La tradizionale sagra dedicata alla castagna si vivrà domenica 12 ottobre in uno dei Borghi più Belli d’Italia che, come ogni anno, in questa occasione, aprirà le porte ai visitatori in una cornice di colori autunnali. E di profumi e sapori quando dai padelloni allestiti in piazza Doria salirà l’aroma inconfondibile che annuncia il momento più autentico dell’autunno: scartocciare le caldarroste.

Come ogni anno operatori economici, ristoratori e artigiani daranno il meglio con le loro produzioni, pranzi della tradizione e prodotti artigianali e a km 0 con stand di hobbisti artigiani e produttori locali. Dalle 11 la pro loco inizierà la distribuzione di caldarroste e lo stand gastronomico aprirà alle 12 con pasta e fagioli, salamino con crema di Montebore, patatine fritte, cialde con crema di marroni e nel pomeriggio le tipiche fersulle con crema di marroni. Il tutto allietato dalla musica dal vivo de “I ragazzi di strada”, la fisarmonica di Alessandro dalle 12 alle 16, nel pomeriggio Iria Podcasting in piazza della Chiesa. Alle 19 grande spettacolo di fuoco con Ansensà Fire Juggling. Per i più piccoli i pony di Silverado Ranch in piazza Alvigini, Truccabimbi con Pazzanimazione in piazza Doria. E poi le mostre: la collettiva dei pittori Brignani, Massone e Carta a palazzo Fieschi e la rassegna fotografica paesaggistica Giraudo Casanova allestita in sala polifunzionale.
Fò seu e kastégne
Le castagne hanno sfamato da sempre i valligiani. Sentiamo come avveniva la raccolta dalla voce di Antonio Mandirola che ne parla anche nel suo libro “Tracce”. “In alcune famiglie si potevano raggiungere anche i 50-60 quintali. Il prodotto si rendeva disponibile intorno alla metà di ottobre e la raccolta veniva di solito accodata a quella della semina del grano. L’attività doveva concentrarsi in una decina di giorni perchè il prodotto non poteva restare a lungo a contatto con l’umidità del sottobosco. In presenza di forti produzioni si ricorreva alla presenza di lavoratori giornalieri. La giornata lavorativa prevedeva l’orario continuato con una breve pausa per il pranzo consumato nel bosco. Nel tardo pomeriggio con l’ausilio della slitta trainata da buoi si portava a casa il prodotto che era destinato in parte alla vendita e in parte alla conservazione. In questo caso si immergevano le castagne in acqua per circa una settimana. L’operazione serviva ad individuare quella parte di castagne di scarto, subito evidenziato dal galleggiamento. Le castagne bucate, cioè visitate da piccoli vermi, e i «kasù» castagne senza polpa dalla forma di un piccolo mestolo, venivano scartate.
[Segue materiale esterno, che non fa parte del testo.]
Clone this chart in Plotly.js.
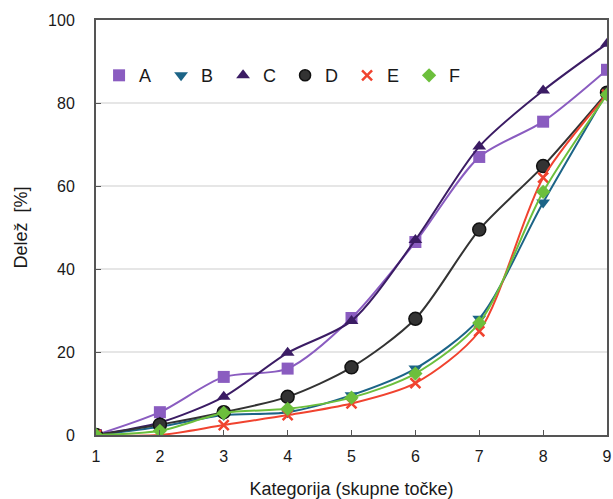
<!DOCTYPE html>
<html>
<head>
<meta charset="utf-8">
<script src="https://cdn.plot.ly/plotly-3.0.1.min.js"></script>
<style>html,body{margin:0;padding:0;background:#fff;}#chart{width:613px;height:499px;}</style>
</head>
<body>
<div id="chart"></div>
<script>
const categories = [1, 2, 3, 4, 5, 6, 7, 8, 9];
const seriesNames = ["A", "B", "C", "D", "E", "F"];
const valuesA = [0, 5.5, 14, 16, 28.2, 46.5, 67, 75.5, 88];
const valuesB = [0, 2, 4.8, 5.5, 9.6, 16, 28, 56, 82.5];
const valuesC = [0, 3, 9.2, 19.8, 27.5, 47, 69.5, 83, 94.3];
const valuesD = [0, 2.5, 5.5, 9.2, 16.3, 28, 49.5, 64.8, 82.5];
const valuesE = [0, 0, 2.4, 4.8, 7.6, 12.5, 25, 62, 82];
const valuesF = [0, 1, 5.3, 6.3, 9, 14.8, 27, 58.6, 82];
const yTicks = [0, 20, 40, 60, 80, 100];

const allValues = [valuesA, valuesB, valuesC, valuesD, valuesE, valuesF];
const colors = ["#8a5cc0", "#1c6487", "#3b1c64", "#333333", "#f0432f", "#6cbf3c"];
const symbols = ["square", "triangle-down", "triangle-up", "circle", "x-thin", "diamond"];
const sizes = [12, 12, 12, 13, 10, 11];

function makeMarker(i, scale) {
  const m = {symbol: symbols[i], size: sizes[i] * scale, color: colors[i]};
  if (i === 3) m.line = {color: "#111", width: 1.5};
  if (i === 4) m.line = {color: colors[i], width: 2.5};
  return m;
}

const traces = [];
allValues.forEach((vals, i) => {
  traces.push({
    x: categories, y: vals, name: seriesNames[i], type: "scatter",
    mode: "lines+markers", showlegend: false,
    line: {color: colors[i], width: 2, shape: "spline", smoothing: 0.8},
    marker: makeMarker(i, 1)
  });
});
allValues.forEach((vals, i) => {
  traces.push({
    x: [null], y: [null], name: seriesNames[i], type: "scatter",
    mode: "markers", showlegend: true, marker: makeMarker(i, i === 3 ? 0.85 : 1)
  });
});

const layout = {
  width: 613, height: 499,
  margin: {l: 96, r: 6, t: 20, b: 64},
  paper_bgcolor: "#fff", plot_bgcolor: "#fff",
  font: {family: "Liberation Sans, Arial, sans-serif", size: 16, color: "#1a1a1a"},
  showlegend: true,
  legend: {
    orientation: "h", x: 0.006, y: 0.866, xanchor: "left", yanchor: "middle",
    font: {size: 18, color: "#1a1a1a"}, bgcolor: "rgba(0,0,0,0)",
    entrywidth: 17, entrywidthmode: "pixels", itemwidth: 30
  },
  xaxis: {
    range: [1, 9], tickvals: categories, ticks: "inside", ticklen: 5,
    tickcolor: "#555", showline: true, linecolor: "#555", linewidth: 2,
    mirror: true, showgrid: false, zeroline: false, ticklabelstandoff: 6,
    tickfont: {size: 16},
    title: {text: "Kategorija (skupne točke)", font: {size: 18}, standoff: 18}
  },
  yaxis: {
    range: [0, 100], tickvals: yTicks, ticks: "inside", ticklen: 5,
    tickcolor: "#555", showline: true, linecolor: "#555", linewidth: 2,
    mirror: true, showgrid: true, gridcolor: "#e6e6e6", gridwidth: 1.5,
    zeroline: false, ticklabelstandoff: 16, tickfont: {size: 16},
    title: {text: "Delež  [%]", font: {size: 18}, standoff: 16}
  }
};

Plotly.newPlot("chart", traces, layout, {displayModeBar: false, staticPlot: true});
</script>
</body>
</html>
Per l’immersione in acqua si utilizzavano conche, mastelli, vecchie botti e in caso di forti quantità anche la bigoncia. Durante il periodo di ammollo si notava il progressivo intorpidimento dell’acqua che avrebbe assunto il colore stesso della buccia di castagna data dal tannino che si sarebbe comportato da agente sterilizzante. Dopo circa una settimana di ammollo seguiva un nuovo ciclo di immersione in acqua pulita per allontanare la carica tannica. La produzione destinata all’essiccazione veniva chiusa in sacchi di iuta e subiva ulteriori trattamenti. Venivano poste in un sacco, la saketta, e ripetutamente scosse sopra un ceppo per staccare le bucce. Con l’uso del “valo”, strumento di vimini intrecciati usato per separare legumi e cereali dai loro baccelli, si sarebbero poi separate le bucce dalla polpa. Un ulteriore cernita destinava alla vendita il prodotto migliore e l’altro veniva usato in casa per accompagnare latte e farne zuppe e trasformato al mulino in farina poi utilizzata per il suo alto valore proteico per preparare pane, pasta e dolci”.